U.S. Secretary of State Michael Pompeo leaves for Moscow on Sunday, with President Donald Trump again calling for improved ties now that Special Counsel Robert Mueller has finished his investigation.
Pompeo will meet U.S. diplomats at the American Embassy in Moscow on Monday before continuing to Sochi for talks with President Vladimir Putin and other senior officials. The secretary has 48 hours — the entire length of the trip — to cram in discussions of disputes between the two nations, involving Ukraine, Venezuela and Syria and other issues, along with continued accusations of election interference.
With the Mueller inquiry wrapped up, Trump has returned to signaling his interest in improving U.S.-Russia ties, speaking with Putin for more than an hour last week and tweeting that there is “tremendous potential for a good/great relationship with Russia.” The two leaders had kept their distance as Mueller’s probe into the 2016 U.S. election and allegations of collusion between Trump’s campaign and Russia heated up.
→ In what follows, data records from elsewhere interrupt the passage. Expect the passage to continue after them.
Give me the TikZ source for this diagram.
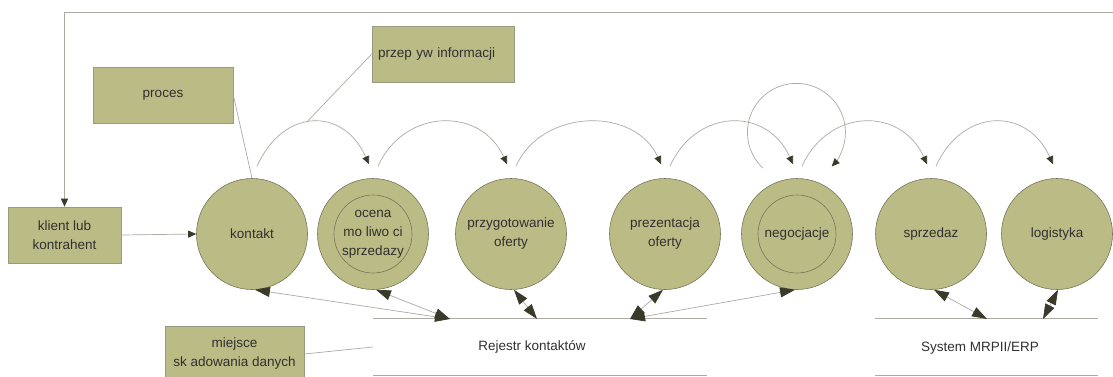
\documentclass[tikz,border=0pt]{standalone}
\usepackage{fontspec}
\setmainfont{Liberation Sans}
\usetikzlibrary{arrows.meta}

\definecolor{procfill}{HTML}{BBBB86}
\definecolor{circc}{HTML}{77775A}
\definecolor{boxc}{HTML}{9A9A80}
\definecolor{linec}{HTML}{ABABA3}
\definecolor{tipc}{HTML}{3A3A2A}
\definecolor{txtc}{HTML}{303030}

\begin{document}
\begin{tikzpicture}[x=1pt,y=1pt,
  every node/.style={font=\fontsize{13.5}{19}\selectfont, text=txtc},
  proc/.style={circle, draw=circc, line width=0.6pt, fill=procfill,
    minimum size=111pt, inner sep=0pt, align=center},
  ring/.style={draw=circc, line width=0.6pt},
  ent/.style={rectangle, draw=boxc, line width=0.6pt, fill=procfill,
    minimum height=56pt, inner sep=0pt, align=center},
  store/.style={rectangle, draw=none, minimum height=56pt, inner sep=0pt},
  storeline/.style={draw=linec, line width=0.9pt},
  link/.style={draw=linec, line width=0.7pt},
  flow/.style={link, -{Triangle[length=8pt,width=7pt,color=tipc]}},
  dflow/.style={link, {Triangle[length=15pt,width=10pt,color=tipc]}-{Triangle[length=15pt,width=10pt,color=tipc]}},
]
\useasboundingbox (0,0) rectangle (1113,376);

% external entities
\node[ent, minimum width=113pt] (klient) at (64.5,141) {klient lub\\kontrahent};
\node[ent, minimum width=140pt] (proces) at (163,281) {proces};
\node[ent, minimum width=142pt, text width=130pt, align=left, inner xsep=6pt]
  (przep) at (443,322) {przep yw informacji};
\node[ent, minimum width=139pt] (miejsce) at (234.5,22) {miejsce\\sk adowania danych};

% processes
\node[proc] (kontakt) at (252,142) {kontakt};
\node[proc] (ocena)   at (373,142) {ocena\\mo liwo ci\\sprzedazy};
\node[proc] (przyg)   at (511,142) {przygotowanie\\oferty};
\node[proc] (prez)    at (665,142) {prezentacja\\oferty};
\node[proc] (neg)     at (797,142) {negocjacje};
\node[proc] (sprz)    at (931,142) {sprzedaz};
\node[proc] (log)     at (1057,142) {logistyka};
\draw[ring] (ocena.center) circle[radius=39pt];
\draw[ring] (neg.center) circle[radius=39pt];

% data stores
\node[store, minimum width=334pt] (rej) at (540,29) {};
\node (rejt) at (532,29) {Rejestr kontaktów};
\node[store, minimum width=223pt] (erp) at (986.5,29) {};
\node (erpt) at (980,28) {System MRPII/ERP};
\draw[storeline] (rej.north west) -- (rej.north east)
                 (rej.south west) -- (rej.south east);
\draw[storeline] (erp.north west) -- (erp.north east)
                 (erp.south west) -- (erp.south east);

% feedback from the end of the chain back to the client
\coordinate (fbin) at (1113,364);
\draw[flow] (fbin) -| (klient.north);
\draw[flow] (klient.east) -- (kontakt.west);

% sequence of steps
\draw[flow] ([shift={(5,12)}]kontakt.north) .. controls +(26,58) and +(-26,58)
  .. ([shift={(-4,14)}]ocena.north) coordinate[pos=0.45] (infopt);
\foreach \a/\b in {ocena/przyg, przyg/prez, prez/neg, neg/sprz, sprz/log}
  \draw[flow] ([shift={(5,12)}]\a.north) .. controls +(26,58) and +(-26,58)
    .. ([shift={(-4,14)}]\b.north);
\draw[flow] ([shift={(-34,10)}]neg.north) arc[start angle=227, end angle=-44, radius=49pt];

% annotations
\draw[link] (proces.east) -- (kontakt.north);
\draw[link] (przep.west) -- (infopt);
\draw[link] (miejsce.east) -- (rej.west);

% access to the stores
\coordinate (r1) at (450,57);
\coordinate (r2) at (537,57);
\coordinate (r3) at (630,57);
\coordinate (s1) at (987,57);
\coordinate (s2) at (1043,57);
\draw[dflow] (kontakt.-87) -- (r1);
\draw[dflow] (ocena.-87) -- (r1);
\draw[dflow] (przyg.-87) -- (r2);
\draw[dflow] (prez.-92) -- (r3);
\draw[dflow] (neg.-92) -- (r3);
\draw[dflow] (sprz.-87) -- (s1);
\draw[dflow] (log.-89) -- (s2);
\end{tikzpicture}
\end{document}
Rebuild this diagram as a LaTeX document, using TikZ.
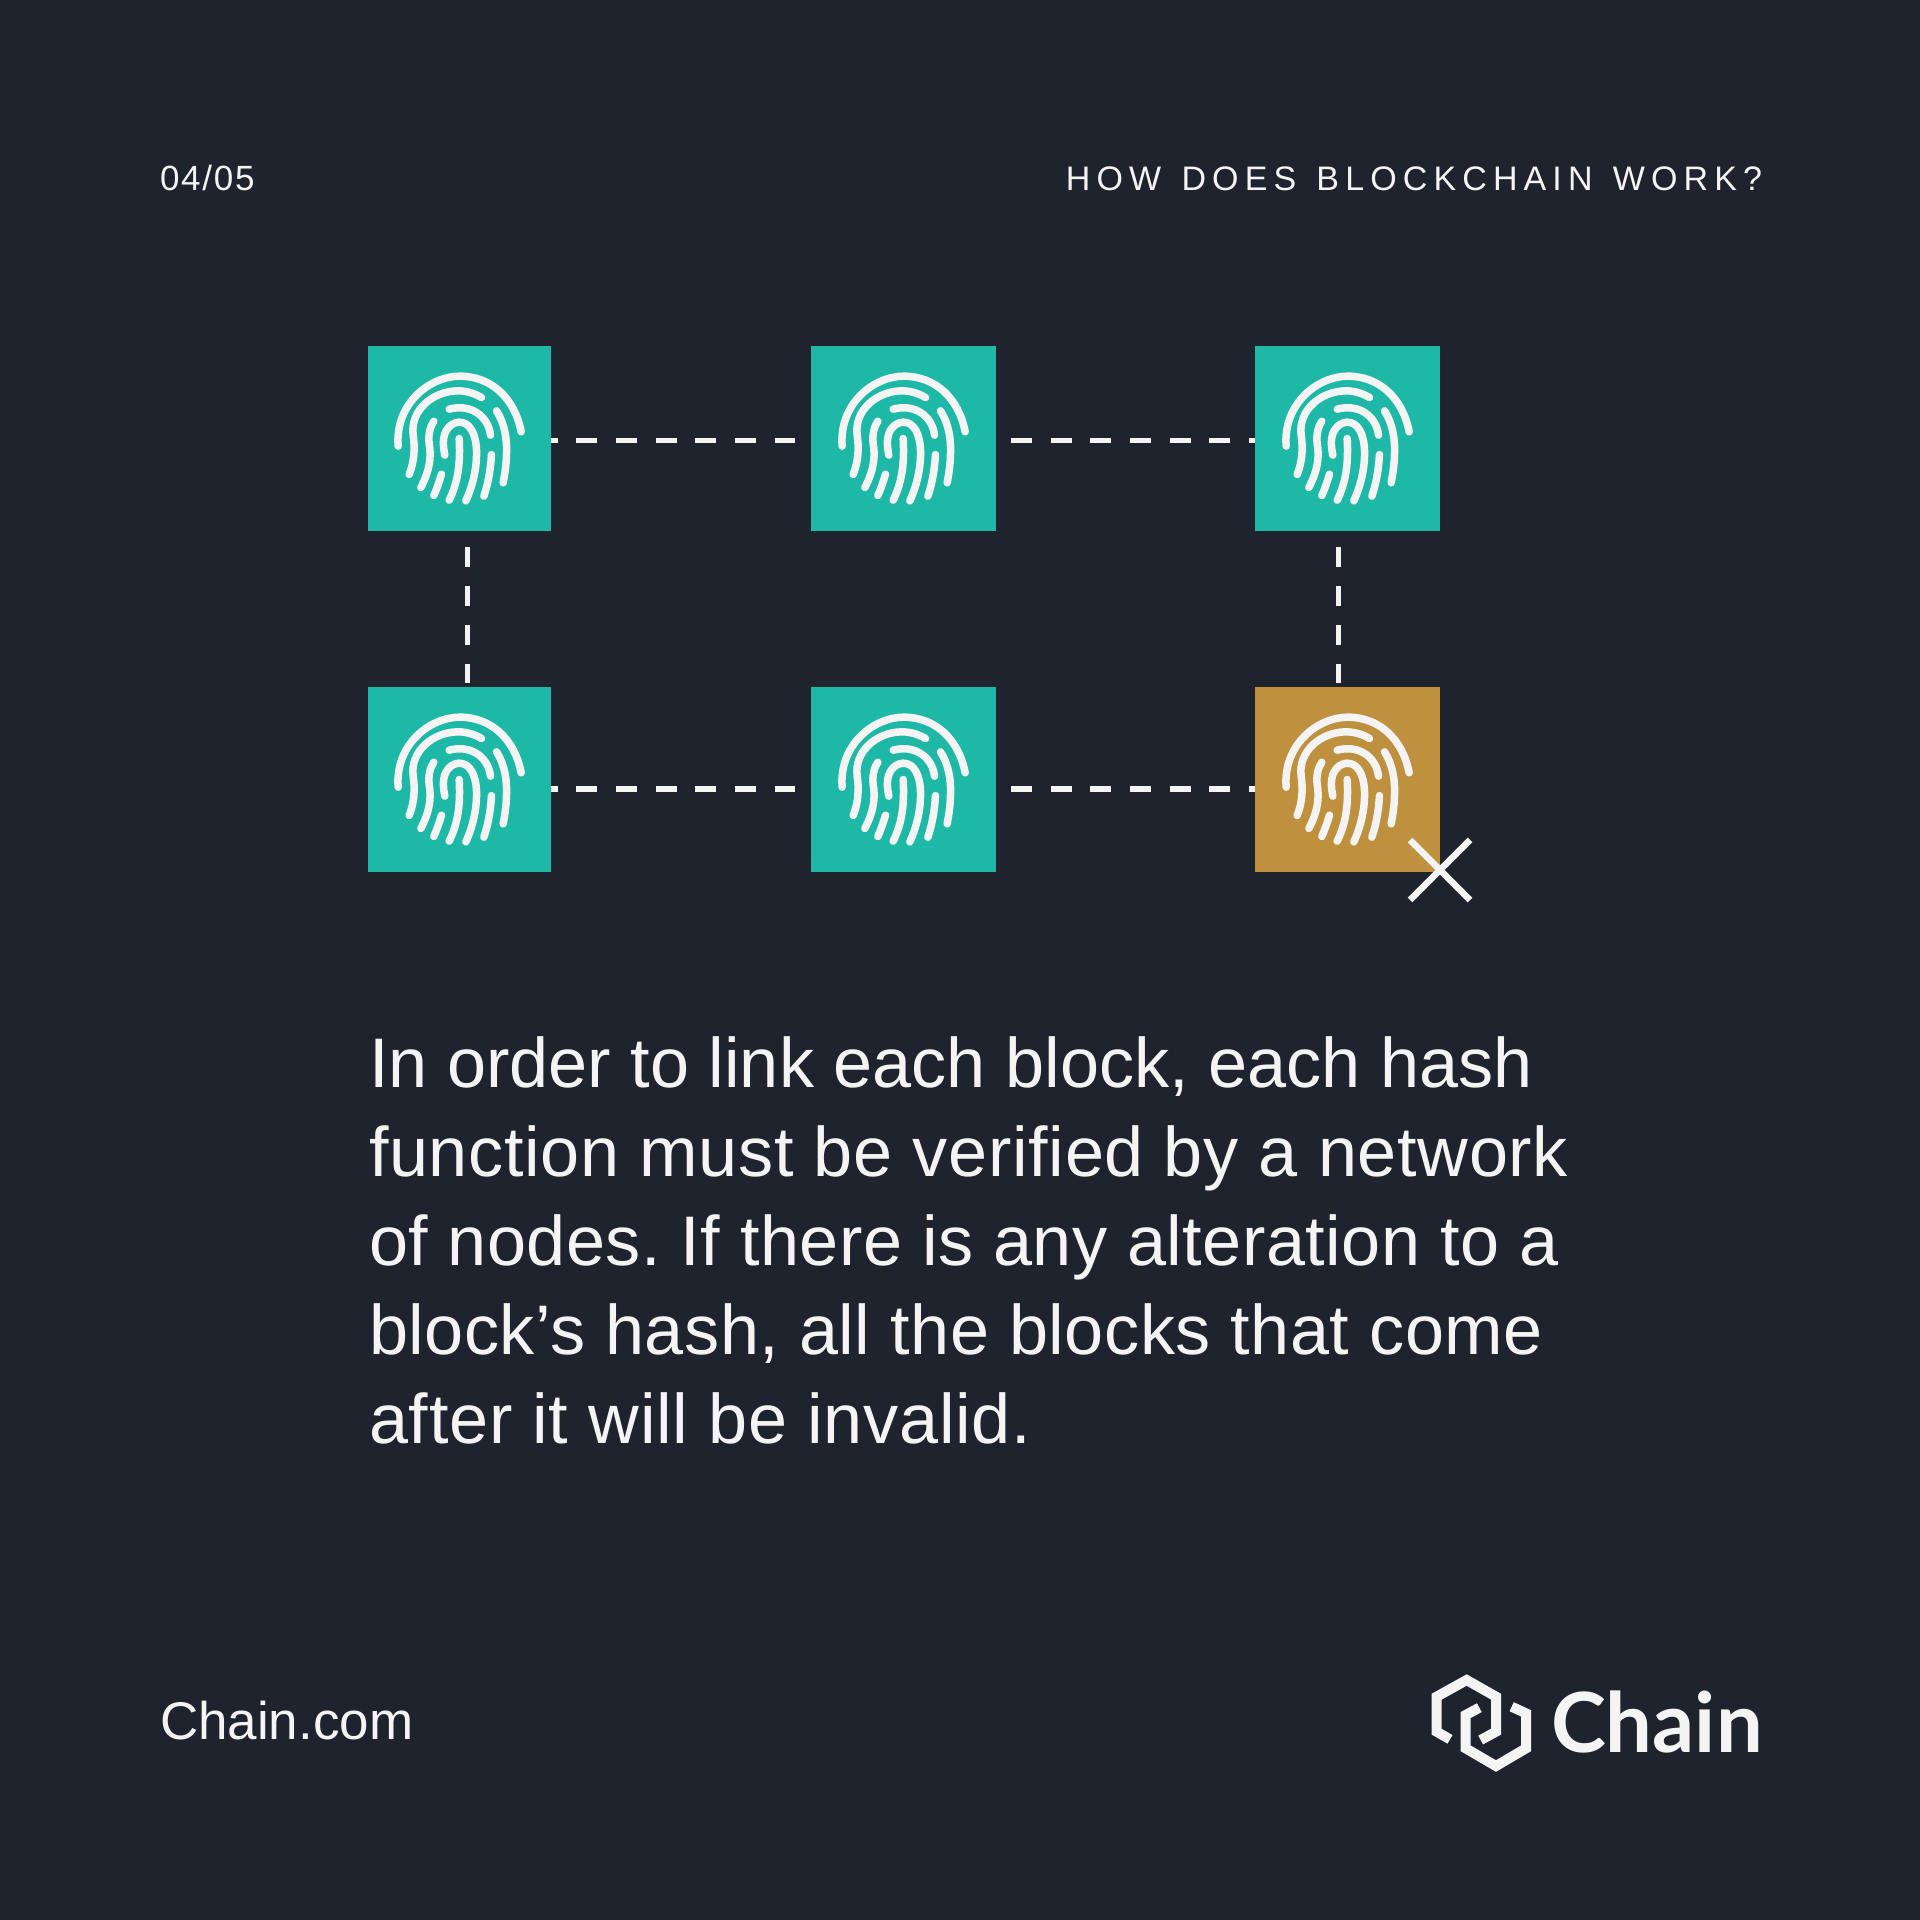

“Clearly since the Mueller report came out, Trump is feeling unconstrained about what he’s wanted all along — a new relationship with Moscow where all the bad issues get swept aside and the two leaders ‘get down to business,”’ said Andrew Weiss, the former director for Russian, Ukrainian, and Eurasian Affairs on the National Security Council who’s now a vice president at the Carnegie Endowment for International Peace.
“What that means in practice is really fuzzy because the agenda largely consists of issues where the U.S. and Russia are at loggerheads,” Weiss said.
Trump spoke with Putin briefly on the sidelines of a Group of 20 meeting in Argentina in December. That meeting rekindled criticism of their summit last July in Helsinki, where the American president appeared to take Putin’s side over the conclusions of his own intelligence agencies when asked about evidence Russia interfered in the 2016 election.
Pompeo could use his trip to start laying the groundwork for a meeting between Trump and Putin on the sidelines of a Group of 20 forum in Japan set for late June. Such an encounter would still be fraught, especially since Trump has appeared reluctant to confront Putin on the meddling accusations, which the Mueller report reaffirmed.
“The Mueller report confirmed accusations of Russian meddling,” said Andrey Kortunov, director general of the Russian International Affairs Council, a Kremlin-founded think tank. “The report to some extent rehabilitates Trump but doesn’t rehabilitate Moscow at all. For Russia, nothing has really changed.”
A senior State Department official, speaking to reporters on Friday, said Pompeo would raise a range of topics, including continuing concerns about Russian election meddling, Moscow’s role in propping up Venezuelan President Nicolas Maduro and the American desire for more sweeping arms control agreements that include countries like China, not just Russia and the U.S.
The official argued that U.S. policy is to seek a better relationship with Moscow while also acknowledging that Russia has been responsible for several acts of aggression on the world stage.
One challenge, as it’s been throughout Trump’s presidency, is that while he may want better ties with Russia, relations between the two countries have seldom been worse and show little prospect of improving.
Besides contesting support for Maduro, there is the issue of the U.S. withdrawal from the 1987 Intermediate-Range Nuclear Forces Treaty in February. The administration is also angry at Russia over its detention of 24 Ukrainian sailors in the Sea of Azov last November and the poisoning of a former spy in the U.K. last year. In addition, American businessman Michael Calvey remains under house arrest in Moscow over allegations of fraud, a charge he rejects.
The president’s latest tweet on Russia also highlighted the dissonant tone the Trump administration has struck toward the country. While Pompeo blamed Russia for Maduro’s refusal to leave power despite pressure from the U.S., Trump said after his call with Putin that the Russian leader wasn’t looking to “get involved” in the crisis in Venezuela.
Trump’s calls will find a receptive audience. After the Mueller report came out, Russian lawmaker Konstantin Kosachyov urged the president to “take the risk” and seize the opportunity to reset relations.
“Putin has always bet personally on Trump, with whom he has a way of bonding to the point of manipulation,” said Vladimir Frolov, a former Russian diplomat and foreign policy analyst in Moscow. “Putin knows Trump likes him, while his administration does not. In Trump he trusts.”